[WikiEN-l] Re: transliteration is stupider

Daniel Mayer maveric149 at yahoo.com
Thu Nov 21 18:41:04 UTC 2002


On Thursday 21 November 2002 12:44 am, Toby Bartels wrote:
> NPOV, of course, has nothing to do with this (despite what Lir says).
> As you know, NPOV doesn't mean the majority point of view.
> It means presenting every point of view in a manner fair to it.

Key words "in a manner fair to it". In my world view what is most "fair" in 
terms of NPOV is to express majority opinions as majority opinions and 
minority ones as minority. This also affects the amount of text we give to 
any particular opinion in an article. So majority opinions get majority time. 
Therefore if something is known by a particular name by the great majority of 
English speakers we should reflect this fact in our choice of what to name 
the article. So yes, NPOV does most certainly apply.

> A truly NPOV title would be [[The city known to its residents as
> "München" but commonly called "Munich" in English,
> and which some people argue that we should talk about
> in an article entitled "München" becuase <blah blah blah>
> but which others argue that we should talk about
> in an article entitled "Munich" because <yada yada yada>]].
> But we can't do this, so we pick one or the other.
> Either is an equally POV choice (since the majority POV
> is as much a POV as going to the original name is),
> which is why we use naming *conventions* instead.

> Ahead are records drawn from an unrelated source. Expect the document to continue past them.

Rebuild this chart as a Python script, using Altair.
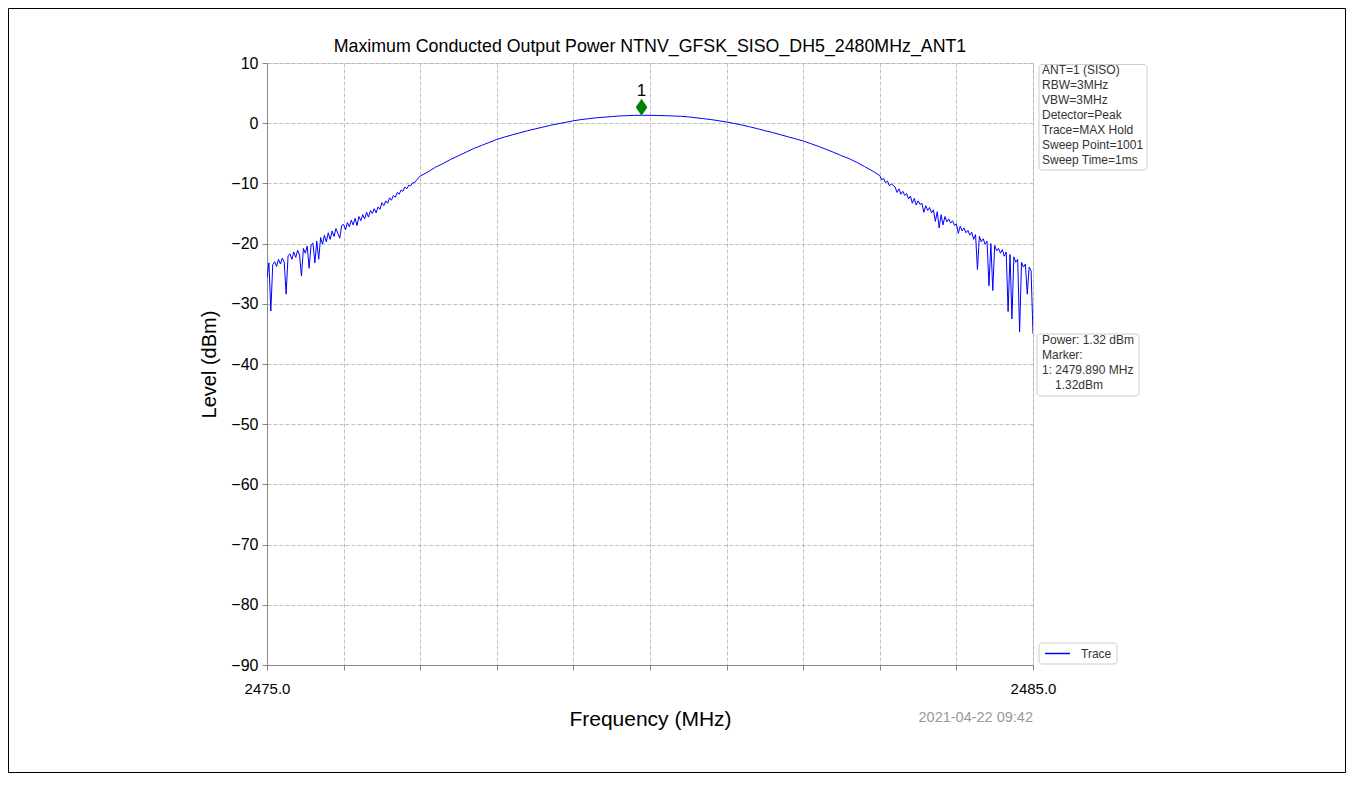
import altair as alt
import pandas as pd

# ---------------- data ----------------
title_text = "Maximum Conducted Output Power NTNV_GFSK_SISO_DH5_2480MHz_ANT1"

# left noisy skirt: 2475.000 .. 2476.975 MHz, step 0.025
left_start, left_step = 2475.0, 0.025
left_level = [
    -25.7, -23.2, -31.2, -23.5, -23.0, -23.8, -22.6, -23.4, -22.4, -23.1,
    -28.4, -22.0, -21.7, -22.6, -21.4, -22.3, -21.1, -21.9, -25.4, -20.8,
    -21.6, -20.4, -24.1, -20.2, -19.9, -23.2, -19.6, -22.6, -19.0, -20.1,
    -18.6, -19.7, -18.2, -19.3, -17.9, -18.8, -17.5, -18.3, -19.1, -17.0,
    -16.8, -17.7, -16.5, -17.2, -16.1, -16.9, -15.8, -17.0, -15.5, -16.2,
    -15.2, -15.9, -14.8, -15.6, -14.5, -15.0, -14.2, -14.9, -13.9, -14.3,
    -13.2, -13.7, -12.9, -13.3, -12.4, -12.8, -12.0, -12.3, -11.5, -11.8,
    -11.1, -11.3, -10.6, -10.9, -10.3, -10.4, -9.9, -9.9, -9.5, -9.1,
]
# smooth main lobe: 2477.0 .. 2482.9 MHz, step 0.1
mid_start, mid_step = 2477.0, 0.1
mid_level = [
    -8.8, -8.1, -7.3, -6.7, -6.0, -5.4, -4.8, -4.2, -3.7, -3.2,
    -2.7, -2.3, -1.95, -1.6, -1.25, -0.95, -0.65, -0.35, -0.1, 0.15,
    0.4, 0.6, 0.75, 0.9, 1.0, 1.1, 1.2, 1.25, 1.3, 1.32,
    1.3, 1.28, 1.25, 1.2, 1.15, 1.05, 0.9, 0.75, 0.6, 0.4,
    0.2, -0.05, -0.3, -0.6, -0.9, -1.25, -1.55, -1.9, -2.25, -2.6,
    -2.95, -3.4, -3.85, -4.35, -4.85, -5.4, -5.9, -6.5, -7.2, -7.9,
]
# right noisy skirt: 2483.000 .. 2485.000 MHz, step 0.025
right_start, right_step = 2483.0, 0.025
right_level = [
    -8.7, -9.4, -9.2, -9.9, -9.6, -10.4, -10.1, -10.3, -10.6, -11.5,
    -10.9, -11.8, -11.3, -12.0, -11.7, -12.6, -12.1, -13.3, -12.5, -13.6,
    -12.9, -13.5, -13.3, -14.8, -13.7, -14.5, -14.0, -14.9, -14.4, -16.3,
    -14.7, -17.4, -15.2, -16.9, -15.5, -16.4, -15.9, -16.6, -16.2, -17.0,
    -16.7, -18.3, -17.1, -17.9, -17.4, -18.2, -17.8, -18.6, -18.1, -19.3,
    -18.5, -24.3, -18.8, -19.7, -19.2, -20.1, -19.6, -27.0, -20.0, -27.8,
    -20.3, -21.2, -20.8, -21.6, -21.0, -22.1, -21.4, -31.3, -21.8, -32.5,
    -22.2, -23.1, -22.6, -34.7, -23.1, -23.9, -23.4, -28.4, -23.9, -24.5,
    -35.0,
]

marker_freq = [2479.89]
marker_level = [1.32]
marker_label = ["1"]

x_ticks = [2475, 2476, 2477, 2478, 2479, 2480, 2481, 2482, 2483, 2484, 2485]
y_ticks = [-90, -80, -70, -60, -50, -40, -30, -20, -10, 0, 10]

info_lines = ["ANT=1 (SISO)", "RBW=3MHz", "VBW=3MHz", "Detector=Peak",
              "Trace=MAX Hold", "Sweep Point=1001", "Sweep Time=1ms"]
power_lines = ["Power: 1.32 dBm", "Marker:", "1: 2479.890 MHz"]
power_value_line = "1.32dBm"
legend_label = "Trace"
timestamp = "2021-04-22 09:42"

# ---------------- build table ----------------
freq, level = [], []
for start, step, vals in [(left_start, left_step, left_level),
                          (mid_start, mid_step, mid_level),
                          (right_start, right_step, right_level)]:
    for i, v in enumerate(vals):
        freq.append(round(start + i * step, 4))
        level.append(v)
trace_df = pd.DataFrame({"freq": freq, "level": level})
marker_df = pd.DataFrame({"freq": marker_freq, "level": marker_level, "label": marker_label})
one = pd.DataFrame({"k": [0]})

FONT = "Liberation Sans"
W, H = 766, 602
GRID = dict(grid=True, gridColor="#b0b0b0", gridDash=[4, 2], gridWidth=0.8, gridOpacity=1)

x_enc = alt.X("freq:Q",
              scale=alt.Scale(domain=[2475, 2485], nice=False, zero=False),
              axis=alt.Axis(values=x_ticks,
                            labelExpr="datum.value == 2475 || datum.value == 2485 ? format(datum.value, '.1f') : ''",
                            title="Frequency (MHz)", titleFontSize=21, titlePadding=12,
                            titleFontWeight="normal", titleFont=FONT,
                            labelFontSize=15, labelPadding=11, labelFlush=False,
                            tickSize=5, labelOverlap=False, **GRID))
y_enc = alt.Y("level:Q",
              scale=alt.Scale(domain=[-90, 10], nice=False, zero=False),
              axis=alt.Axis(values=y_ticks, title="Level (dBm)", titleFontSize=20,
                            titleFontWeight="normal", titleFont=FONT,
                            titlePadding=11, labelFontSize=16, labelPadding=4,
                            tickSize=5, labelFlush=False, **GRID))

line = alt.Chart(trace_df).mark_line(color="#0000ff", strokeWidth=1, clip=True).encode(
    x=x_enc, y=y_enc)

diamond = alt.Chart(marker_df).mark_point(
    shape="M0,-1L0.68,0L0,1L-0.68,0Z", filled=True, color="#008000",
    opacity=1, size=290, yOffset=-8).encode(x="freq:Q", y="level:Q")

marker_text = alt.Chart(marker_df).mark_text(
    fontSize=17, font=FONT, color="black", dy=-24, baseline="middle").encode(
    x="freq:Q", y="level:Q", text="label:N")

title = alt.Chart(one).mark_text(
    fontSize=17.8, font=FONT, color="black", align="center", baseline="middle").encode(
    x=alt.value(W / 2), y=alt.value(-16), text=alt.value(title_text))

frame = alt.Chart(one).mark_rect(fillOpacity=0, stroke="black", strokeWidth=1).encode(
    x=alt.value(-258.5), x2=alt.value(1078.5), y=alt.value(-54.5), y2=alt.value(709.5))

box_style = dict(fill="white", stroke="#cccccc", strokeWidth=1, cornerRadius=3)
info_box = alt.Chart(one).mark_rect(**box_style).encode(
    x=alt.value(772), x2=alt.value(880), y=alt.value(1.5), y2=alt.value(107))
info_text = alt.Chart(one).mark_text(
    align="left", baseline="top", fontSize=12, font=FONT, color="#333333", lineHeight=15).encode(
    x=alt.value(775), y=alt.value(2), text=alt.value(info_lines))

power_box = alt.Chart(one).mark_rect(**box_style).encode(
    x=alt.value(770), x2=alt.value(872), y=alt.value(271), y2=alt.value(333))
power_text = alt.Chart(one).mark_text(
    align="left", baseline="top", fontSize=12, font=FONT, color="#333333", lineHeight=15).encode(
    x=alt.value(775), y=alt.value(272), text=alt.value(power_lines))
power_value = alt.Chart(one).mark_text(
    align="left", baseline="top", fontSize=12, font=FONT, color="#333333").encode(
    x=alt.value(788), y=alt.value(317), text=alt.value(power_value_line))

leg_box = alt.Chart(one).mark_rect(**box_style).encode(
    x=alt.value(772), x2=alt.value(850), y=alt.value(580), y2=alt.value(601))
leg_line = alt.Chart(one).mark_rule(color="#0000ff", strokeWidth=1.5).encode(
    x=alt.value(778), x2=alt.value(803), y=alt.value(590.5))
leg_text = alt.Chart(one).mark_text(
    align="left", baseline="middle", fontSize=12, font=FONT, color="#333333").encode(
    x=alt.value(814), y=alt.value(590.5), text=alt.value(legend_label))

stamp = alt.Chart(one).mark_text(
    align="right", baseline="middle", fontSize=14.5, font=FONT, color="#999999").encode(
    x=alt.value(W), y=alt.value(655), text=alt.value(timestamp))

chart = alt.layer(
    frame, line, diamond, marker_text, title,
    info_box, info_text, power_box, power_text, power_value,
    leg_box, leg_line, leg_text, stamp,
).properties(
    width=W, height=H,
    autosize=alt.AutoSizeParams(type="none"),
    padding={"left": 259, "top": 55, "right": 313, "bottom": 108},
).configure_view(
    stroke="black", strokeWidth=1
).configure_axis(
    labelFont=FONT, titleFont=FONT, labelColor="black", titleColor="black",
    titleFontWeight="normal", domainColor="black", tickColor="black",
).configure(background="white")

chart.save("out.html", embed_options={"renderer": "svg", "actions": False})
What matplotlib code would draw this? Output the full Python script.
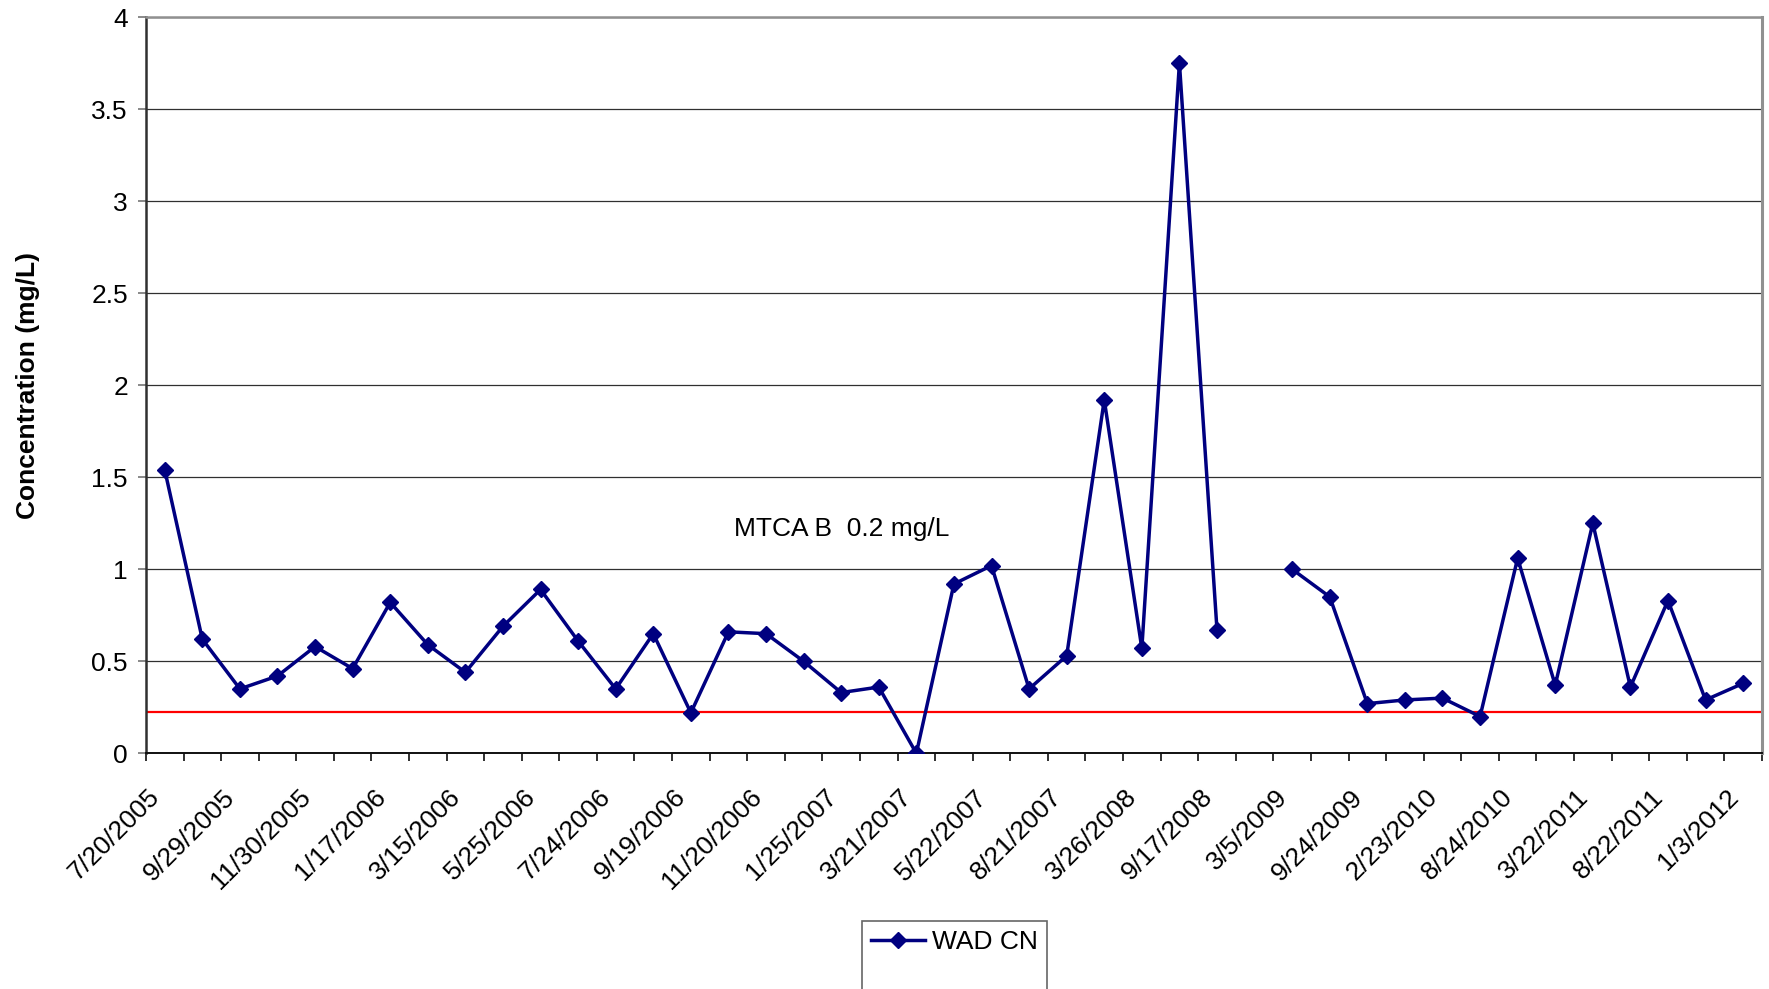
"""WAD CN concentration over time, Excel-style line chart."""

import matplotlib

matplotlib.use("Agg")
import matplotlib.pyplot as plt
import numpy as np
from matplotlib.lines import Line2D

plt.rcParams["font.family"] = ["Liberation Sans", "DejaVu Sans"]

sample_dates = [
    "7/20/2005", "8/31/2005", "9/29/2005", "10/27/2005", "11/30/2005", "12/20/2005",
    "1/17/2006", "2/15/2006", "3/15/2006", "4/19/2006", "5/25/2006", "6/21/2006",
    "7/24/2006", "8/22/2006", "9/19/2006", "10/18/2006", "11/20/2006", "12/19/2006",
    "1/25/2007", "2/21/2007", "3/21/2007", "4/18/2007", "5/22/2007", "6/20/2007",
    "8/21/2007", "11/27/2007", "3/26/2008", "6/24/2008", "9/17/2008", "12/10/2008",
    "3/5/2009", "6/16/2009", "9/24/2009", "12/8/2009", "2/23/2010", "5/25/2010",
    "8/24/2010", "11/30/2010", "3/22/2011", "6/14/2011", "8/22/2011", "11/15/2011",
    "1/3/2012",
]
wad_cn = [
    1.54, 0.62, 0.35, 0.42, 0.58, 0.46, 0.82, 0.59, 0.44, 0.69, 0.89, 0.61,
    0.35, 0.65, 0.22, 0.66, 0.65, 0.50, 0.33, 0.36, 0.00, 0.92, 1.02, 0.35,
    0.53, 1.92, 0.57, 3.75, 0.67, np.nan, 1.00, 0.85, 0.27, 0.29, 0.30, 0.20,
    1.06, 0.37, 1.25, 0.36, 0.83, 0.29, 0.38,
]
mtca_b_line = 0.225
mtca_label = "MTCA B  0.2 mg/L"
y_ticks = [0, 0.5, 1, 1.5, 2, 2.5, 3, 3.5, 4]

NAVY = "#000080"
FS = 19

fig = plt.figure(figsize=(17.69, 9.89), dpi=100)
ax = fig.add_axes([0.0825, 0.2383, 0.9135, 0.7445])

x = np.arange(len(sample_dates))
ax.axhline(mtca_b_line, color="#FF0000", linewidth=1.6, zorder=2)
(line,) = ax.plot(x, wad_cn, color=NAVY, linewidth=2.5, marker="D", markersize=8.5, zorder=3)

ax.text(15.15, 1.22, mtca_label, fontsize=FS, ha="left", va="center")

ax.set_xlim(-0.5, len(sample_dates) - 0.5)
ax.set_ylim(0, 4)
ax.set_yticks(y_ticks, [f"{v:g}" for v in y_ticks], fontsize=FS)
ax.grid(axis="y", color="#303030", linewidth=0.9)
ax.set_axisbelow(True)

label_pos = x[::2]
ax.set_xticks(label_pos, [sample_dates[i] for i in label_pos], fontsize=FS)
ax.set_xticks(np.arange(-0.5, len(sample_dates)), minor=True)
ax.tick_params(axis="x", which="major", length=0, pad=35)
ax.tick_params(axis="x", which="minor", length=6, width=1.3, color="#202020")
ax.tick_params(axis="y", length=6, width=1.3, color="#808080", pad=7)
for lbl in ax.get_xticklabels():
    lbl.set_rotation(45)
    lbl.set_ha("right")
    lbl.set_va("bottom")
    lbl.set_rotation_mode("anchor")

ax.spines["left"].set_color("#303030")
ax.spines["left"].set_linewidth(1.8)
ax.spines["bottom"].set_color("#101010")
ax.spines["bottom"].set_linewidth(1.4)
ax.spines["top"].set_color("#909090")
ax.spines["top"].set_linewidth(1.8)
ax.spines["right"].set_color("#909090")
ax.spines["right"].set_linewidth(2.2)

ax.set_ylabel("Concentration (mg/L)", fontsize=FS, fontweight="bold")
ax.yaxis.set_label_coords(-0.0656, 0.5)

blank = Line2D([], [], linestyle="none")
leg = fig.legend(
    [line, blank], ["WAD CN", " "],
    loc="upper left", bbox_to_anchor=(862 / 1769, 1 - 921 / 989),
    fontsize=FS, handlelength=2.05, handletextpad=0.25, borderaxespad=0,
    borderpad=0.35, fancybox=False, edgecolor="#404040", labelspacing=0.9,
)
leg.get_frame().set_linewidth(1.2)

fig.savefig("out.png", dpi=100)
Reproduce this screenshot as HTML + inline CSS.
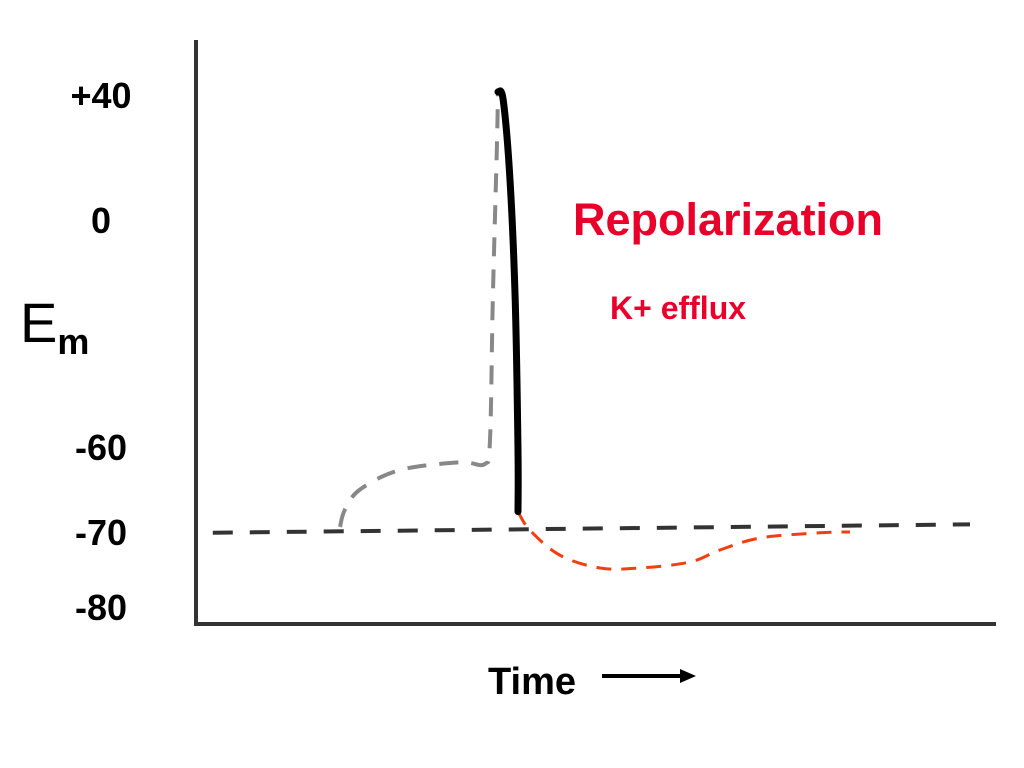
<!DOCTYPE html>
<html><head><meta charset="utf-8"><style>
body{margin:0;background:#fff;}
svg{display:block;font-family:"Liberation Sans",sans-serif;font-weight:bold;}
</style></head><body>
<svg id="chart" width="1024" height="768" viewBox="0 0 1024 768">
<line x1="196" y1="40" x2="196" y2="626" stroke="#333" stroke-width="4"/>
<line x1="194" y1="624" x2="996" y2="624" stroke="#333" stroke-width="4"/>
<g id="ticks"></g>
<text x="20" y="342" font-size="56" font-weight="normal" fill="#000">E<tspan font-size="36" font-weight="bold" dy="12">m</tspan></text>
<text x="573" y="235" font-size="45" fill="#e8002a">Repolarization</text>
<text x="610" y="319" font-size="32" fill="#e8002a">K+ efflux</text>
<text x="488" y="694" font-size="38" fill="#000">Time</text>
<line x1="602" y1="676" x2="682" y2="676" stroke="#000" stroke-width="4"/>
<polygon points="680,669 696,676 680,683" fill="#000"/>
<g id="series"></g>
</svg>
<script>
const tickValues=[40,0,-60,-70,-80];
const tickLabels=["+40","0","-60","-70","-80"];
const tickPixels=[95,220,447,532,607];
const restT=[2.1,96.75];
const restV=[-70.1,-69.1];
const grayT=[18,18.6,20.5,25.5,33,36.1,36.75,37.1,37.6,37.75];
const grayV=[-69.4,-67.4,-65.0,-62.7,-61.8,-62.0,-58.1,-21.1,22.4,41];
const blackT=[37.75,38.4,39.25,39.9,40.25,40.25];
const blackV=[41,38.4,12.8,-21.1,-60.4,-67.6];
const orangeT=[40.25,41.75,45.5,50.5,55.5,61.75,65.5,70.5,78,81.75];
const orangeV=[-67.6,-69.8,-73.1,-74.8,-74.8,-74,-72.4,-70.8,-70.1,-70];
function xs(t){return 196+t*8;}
function ys(v){
  let i=0;
  if(v>=tickValues[0]) i=0;
  else if(v<=tickValues[tickValues.length-1]) i=tickValues.length-2;
  else { while(!(v<=tickValues[i]&&v>=tickValues[i+1])) i++; }
  const a=tickValues[i],b=tickValues[i+1];
  return tickPixels[i]+(a-v)/(a-b)*(tickPixels[i+1]-tickPixels[i]);
}
const NS="http://www.w3.org/2000/svg";
const tg=document.getElementById('ticks');
tickValues.forEach((v,i)=>{
  const t=document.createElementNS(NS,'text');
  
  
  t.setAttribute('x',101);t.setAttribute('y',ys(v)+13);
  t.setAttribute('text-anchor','middle');t.setAttribute('font-size','36');
  t.textContent=tickLabels[i];tg.appendChild(t);
});
function smooth(T,V){
  const p=T.map((t,i)=>[xs(t),ys(V[i])]);
  let d='M'+p[0][0]+','+p[0][1];
  for(let i=0;i<p.length-1;i++){
    const p0=p[i-1]||p[i],p1=p[i],p2=p[i+1],p3=p[i+2]||p2;
    const c1=[p1[0]+(p2[0]-p0[0])/6,p1[1]+(p2[1]-p0[1])/6];
    const c2=[p2[0]-(p3[0]-p1[0])/6,p2[1]-(p3[1]-p1[1])/6];
    d+=' C'+c1+' '+c2+' '+p2;
  }
  return d;
}
const sg=document.getElementById('series');
function add(name,T,V,color,w,dash){
  const e=document.createElementNS(NS,'path');
  
  
  e.setAttribute('d',smooth(T,V));
  e.setAttribute('fill','none');e.setAttribute('stroke',color);
  e.setAttribute('stroke-width',w);e.setAttribute('stroke-linecap','round');
  if(dash){e.setAttribute('stroke-dasharray',dash);e.setAttribute('stroke-linecap','butt');}
  sg.appendChild(e);
}
add('resting-potential-line',restT,restV,'#333',4,'20 17');
add('depolarization-line',grayT,grayV,'#888',4,'19 13');
add('orange-hyperpolarization-line',orangeT,orangeV,'#f04010',3,'15 10');
add('repolarization-line',blackT,blackV,'#000',7,null);
</script>
</body></html>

Either is /not/ equally POV. See above. And the description of things go into 
the articles themselves, not in titles so that anti-argument is no argument 
at all. 

> Under the current plan we also have to delve into linguistic usage
> (not *wars* that I can see, but I don't anticipate those in any case),
> to decide which usage is most common.  That's an issue of linguistic usage.

Eh? Finding out what most English speakers actually use is much easier than 
having to research what the residents of where the term is derived use it. 
Their language evolves too, just like ours. Should we use what they call the 
term now, back when the term was coined or some arbitrary date inbetween? 
There will also be different spellings and different use of diacriticals to 
deal with, not to mention competing terms. How in the world can an 
English-only speaker sort this out? The proposed plan is asking way too much 
and the more I argue about it the more I am convinced that it would be a very 
very bad thing to do. 

> I don't know about Lir, but I don't propose such a thing,
> because "mammal" is a common noun, not a proper noun.
> I certainly don't want to change all of our article titles
> back to Proto-Indo-European ^_^!

Well that is the road we will be heading down if this convention takes hold. I 
for one will fight tirelessly to stop this from happening. Already there is a 
continuum of opinion on how such a convention would work; Lir on the extreme 
"all anglicization is bad" end, you in the middle and Ec on the more liberal 
and IMO sane side. 

> >There is also
> >article rankings by Google to take into consideration: Articles that have
> > the searched-for name in the title are ranked higher. Why should we
> > purposely reduce article rankings and therefore reduce the reach of our
> > content?
>
> This is definitely the best point that I've seen so far.
> You can tell, because I don't have any response to it ^_^!
> I'll have to think about that.

The "Google question" is an important point to consider.

Below are some questions that you haven't answered yet to my recollection.:
1) There is also the fact that the proposed change absolutely requires the use 
of a technological fix to work (namely redirects). How is it less complicated 
when redirects are absolutely required? Not to mention the fact that the 
current display of redirects is rather ugly after following them. To fix this 
would require yet another technological fix.
2) Google's language tools can be used as an objective measure of widest usage 
whereas the proposed plan depends on subjective choices between different 
more native transliterations and language sets. 
3) How is it more NPOV when it shuns widest English usage for a minority 
naming scheme? 
4) What about the audience: How is it more useful for them to use words they 
can't pronounce, spell or are familiar with? 
6) What about the writers: How is it more useful for them to have articles 
that they can't link to directly (or at all when redirects are not made)? 
Also, most English speakers do not know how to make the more elaborate 
diacrtic marks with their keyboard. So they will have to copy and paste to 
make direct links. How is that at all user-friendly?
7) How would the proposed system not cause a chilling effect by favoring 
titles that most English speakers don't know? Remember: "Otherwise somebody 
will come by later and move the article and probably chide the original 
author for their Anglo-centric based ignorance." Just because you won't do 
it, doesn't mean that others will be so nice.